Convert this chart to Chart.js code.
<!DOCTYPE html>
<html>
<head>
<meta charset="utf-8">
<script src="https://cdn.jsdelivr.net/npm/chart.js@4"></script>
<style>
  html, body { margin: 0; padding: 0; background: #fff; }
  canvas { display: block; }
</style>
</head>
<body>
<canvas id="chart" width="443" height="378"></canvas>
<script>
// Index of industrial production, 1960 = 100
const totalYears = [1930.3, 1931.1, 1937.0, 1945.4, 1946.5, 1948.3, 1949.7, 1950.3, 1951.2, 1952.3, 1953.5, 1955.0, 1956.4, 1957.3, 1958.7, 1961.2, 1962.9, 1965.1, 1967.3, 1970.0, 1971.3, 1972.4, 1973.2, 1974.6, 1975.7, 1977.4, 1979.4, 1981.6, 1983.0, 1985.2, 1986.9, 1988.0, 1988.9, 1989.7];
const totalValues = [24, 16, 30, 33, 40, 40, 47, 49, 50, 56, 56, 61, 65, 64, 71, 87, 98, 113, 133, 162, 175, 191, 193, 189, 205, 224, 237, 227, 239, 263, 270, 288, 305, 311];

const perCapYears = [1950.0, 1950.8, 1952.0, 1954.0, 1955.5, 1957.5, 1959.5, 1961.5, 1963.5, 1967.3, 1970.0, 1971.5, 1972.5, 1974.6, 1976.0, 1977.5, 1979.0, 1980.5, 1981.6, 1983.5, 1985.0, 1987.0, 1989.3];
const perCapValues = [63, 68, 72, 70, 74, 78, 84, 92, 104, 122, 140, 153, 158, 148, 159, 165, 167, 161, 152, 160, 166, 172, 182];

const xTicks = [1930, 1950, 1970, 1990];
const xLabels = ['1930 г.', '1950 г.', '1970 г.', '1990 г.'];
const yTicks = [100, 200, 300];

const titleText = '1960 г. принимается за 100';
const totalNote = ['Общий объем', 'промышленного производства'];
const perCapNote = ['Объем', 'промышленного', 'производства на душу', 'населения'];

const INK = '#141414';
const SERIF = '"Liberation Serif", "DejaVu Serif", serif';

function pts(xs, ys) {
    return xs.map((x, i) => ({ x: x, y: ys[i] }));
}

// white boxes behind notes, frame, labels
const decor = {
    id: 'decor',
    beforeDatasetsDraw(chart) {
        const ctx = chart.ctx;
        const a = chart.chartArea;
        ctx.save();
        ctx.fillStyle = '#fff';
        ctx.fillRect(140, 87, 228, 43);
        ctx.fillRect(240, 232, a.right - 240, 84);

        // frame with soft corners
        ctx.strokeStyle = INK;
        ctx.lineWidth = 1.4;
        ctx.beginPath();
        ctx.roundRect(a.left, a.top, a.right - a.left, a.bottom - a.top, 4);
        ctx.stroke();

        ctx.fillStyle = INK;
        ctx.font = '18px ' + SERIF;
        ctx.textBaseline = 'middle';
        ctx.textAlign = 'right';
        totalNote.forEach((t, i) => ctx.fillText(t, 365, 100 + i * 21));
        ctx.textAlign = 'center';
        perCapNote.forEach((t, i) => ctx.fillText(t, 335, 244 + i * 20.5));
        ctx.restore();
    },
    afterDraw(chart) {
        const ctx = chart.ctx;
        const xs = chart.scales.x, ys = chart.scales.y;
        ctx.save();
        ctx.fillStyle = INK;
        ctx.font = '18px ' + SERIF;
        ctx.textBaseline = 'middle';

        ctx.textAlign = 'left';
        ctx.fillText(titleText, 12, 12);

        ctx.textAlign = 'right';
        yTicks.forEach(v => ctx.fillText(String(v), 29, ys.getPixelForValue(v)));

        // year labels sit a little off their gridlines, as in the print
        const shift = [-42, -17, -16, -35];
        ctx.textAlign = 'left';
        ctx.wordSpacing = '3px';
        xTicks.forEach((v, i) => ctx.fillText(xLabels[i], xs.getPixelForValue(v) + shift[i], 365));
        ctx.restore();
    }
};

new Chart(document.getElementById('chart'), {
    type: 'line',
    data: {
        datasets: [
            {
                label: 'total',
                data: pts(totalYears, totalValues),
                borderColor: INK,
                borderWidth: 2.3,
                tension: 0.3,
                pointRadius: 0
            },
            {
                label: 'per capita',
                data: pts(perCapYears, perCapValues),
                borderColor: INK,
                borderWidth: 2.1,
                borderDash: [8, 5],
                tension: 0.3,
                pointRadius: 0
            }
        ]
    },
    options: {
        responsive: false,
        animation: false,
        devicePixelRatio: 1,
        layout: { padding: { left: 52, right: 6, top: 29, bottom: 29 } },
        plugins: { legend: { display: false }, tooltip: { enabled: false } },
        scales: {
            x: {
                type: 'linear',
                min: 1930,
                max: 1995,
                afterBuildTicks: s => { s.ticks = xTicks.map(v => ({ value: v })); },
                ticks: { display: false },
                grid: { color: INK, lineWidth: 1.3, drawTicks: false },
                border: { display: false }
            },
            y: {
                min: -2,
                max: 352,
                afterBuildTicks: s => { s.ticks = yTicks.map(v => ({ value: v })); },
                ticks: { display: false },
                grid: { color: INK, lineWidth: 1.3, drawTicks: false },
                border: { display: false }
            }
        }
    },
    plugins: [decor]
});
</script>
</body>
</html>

***

Set down the listing above in full, please, exactly as it appears.

Convert this chart to Chart.js code.
<!DOCTYPE html>
<html>
<head>
<meta charset="utf-8">
<script src="https://cdn.jsdelivr.net/npm/chart.js@4"></script>
<style>
  html, body { margin: 0; padding: 0; background: #fff; }
  canvas { display: block; }
</style>
</head>
<body>
<canvas id="chart" width="443" height="378"></canvas>
<script>
// Index of industrial production, 1960 = 100
const totalYears = [1930.3, 1931.1, 1937.0, 1945.4, 1946.5, 1948.3, 1949.7, 1950.3, 1951.2, 1952.3, 1953.5, 1955.0, 1956.4, 1957.3, 1958.7, 1961.2, 1962.9, 1965.1, 1967.3, 1970.0, 1971.3, 1972.4, 1973.2, 1974.6, 1975.7, 1977.4, 1979.4, 1981.6, 1983.0, 1985.2, 1986.9, 1988.0, 1988.9, 1989.7];
const totalValues = [24, 16, 30, 33, 40, 40, 47, 49, 50, 56, 56, 61, 65, 64, 71, 87, 98, 113, 133, 162, 175, 191, 193, 189, 205, 224, 237, 227, 239, 263, 270, 288, 305, 311];

const perCapYears = [1950.0, 1950.8, 1952.0, 1954.0, 1955.5, 1957.5, 1959.5, 1961.5, 1963.5, 1967.3, 1970.0, 1971.5, 1972.5, 1974.6, 1976.0, 1977.5, 1979.0, 1980.5, 1981.6, 1983.5, 1985.0, 1987.0, 1989.3];
const perCapValues = [63, 68, 72, 70, 74, 78, 84, 92, 104, 122, 140, 153, 158, 148, 159, 165, 167, 161, 152, 160, 166, 172, 182];

const xTicks = [1930, 1950, 1970, 1990];
const xLabels = ['1930 г.', '1950 г.', '1970 г.', '1990 г.'];
const yTicks = [100, 200, 300];

const titleText = '1960 г. принимается за 100';
const totalNote = ['Общий объем', 'промышленного производства'];
const perCapNote = ['Объем', 'промышленного', 'производства на душу', 'населения'];

const INK = '#141414';
const SERIF = '"Liberation Serif", "DejaVu Serif", serif';

function pts(xs, ys) {
    return xs.map((x, i) => ({ x: x, y: ys[i] }));
}

// white boxes behind notes, frame, labels
const decor = {
    id: 'decor',
    beforeDatasetsDraw(chart) {
        const ctx = chart.ctx;
        const a = chart.chartArea;
        ctx.save();
        ctx.fillStyle = '#fff';
        ctx.fillRect(140, 87, 228, 43);
        ctx.fillRect(240, 232, a.right - 240, 84);

        // frame with soft corners
        ctx.strokeStyle = INK;
        ctx.lineWidth = 1.4;
        ctx.beginPath();
        ctx.roundRect(a.left, a.top, a.right - a.left, a.bottom - a.top, 4);
        ctx.stroke();

        ctx.fillStyle = INK;
        ctx.font = '18px ' + SERIF;
        ctx.textBaseline = 'middle';
        ctx.textAlign = 'right';
        totalNote.forEach((t, i) => ctx.fillText(t, 365, 100 + i * 21));
        ctx.textAlign = 'center';
        perCapNote.forEach((t, i) => ctx.fillText(t, 335, 244 + i * 20.5));
        ctx.restore();
    },
    afterDraw(chart) {
        const ctx = chart.ctx;
        const xs = chart.scales.x, ys = chart.scales.y;
        ctx.save();
        ctx.fillStyle = INK;
        ctx.font = '18px ' + SERIF;
        ctx.textBaseline = 'middle';

        ctx.textAlign = 'left';
        ctx.fillText(titleText, 12, 12);

        ctx.textAlign = 'right';
        yTicks.forEach(v => ctx.fillText(String(v), 29, ys.getPixelForValue(v)));

        // year labels sit a little off their gridlines, as in the print
        const shift = [-42, -17, -16, -35];
        ctx.textAlign = 'left';
        ctx.wordSpacing = '3px';
        xTicks.forEach((v, i) => ctx.fillText(xLabels[i], xs.getPixelForValue(v) + shift[i], 365));
        ctx.restore();
    }
};

new Chart(document.getElementById('chart'), {
    type: 'line',
    data: {
        datasets: [
            {
                label: 'total',
                data: pts(totalYears, totalValues),
                borderColor: INK,
                borderWidth: 2.3,
                tension: 0.3,
                pointRadius: 0
            },
            {
                label: 'per capita',
                data: pts(perCapYears, perCapValues),
                borderColor: INK,
                borderWidth: 2.1,
                borderDash: [8, 5],
                tension: 0.3,
                pointRadius: 0
            }
        ]
    },
    options: {
        responsive: false,
        animation: false,
        devicePixelRatio: 1,
        layout: { padding: { left: 52, right: 6, top: 29, bottom: 29 } },
        plugins: { legend: { display: false }, tooltip: { enabled: false } },
        scales: {
            x: {
                type: 'linear',
                min: 1930,
                max: 1995,
                afterBuildTicks: s => { s.ticks = xTicks.map(v => ({ value: v })); },
                ticks: { display: false },
                grid: { color: INK, lineWidth: 1.3, drawTicks: false },
                border: { display: false }
            },
            y: {
                min: -2,
                max: 352,
                afterBuildTicks: s => { s.ticks = yTicks.map(v => ({ value: v })); },
                ticks: { display: false },
                grid: { color: INK, lineWidth: 1.3, drawTicks: false },
                border: { display: false }
            }
        }
    },
    plugins: [decor]
});
</script>
</body>
</html>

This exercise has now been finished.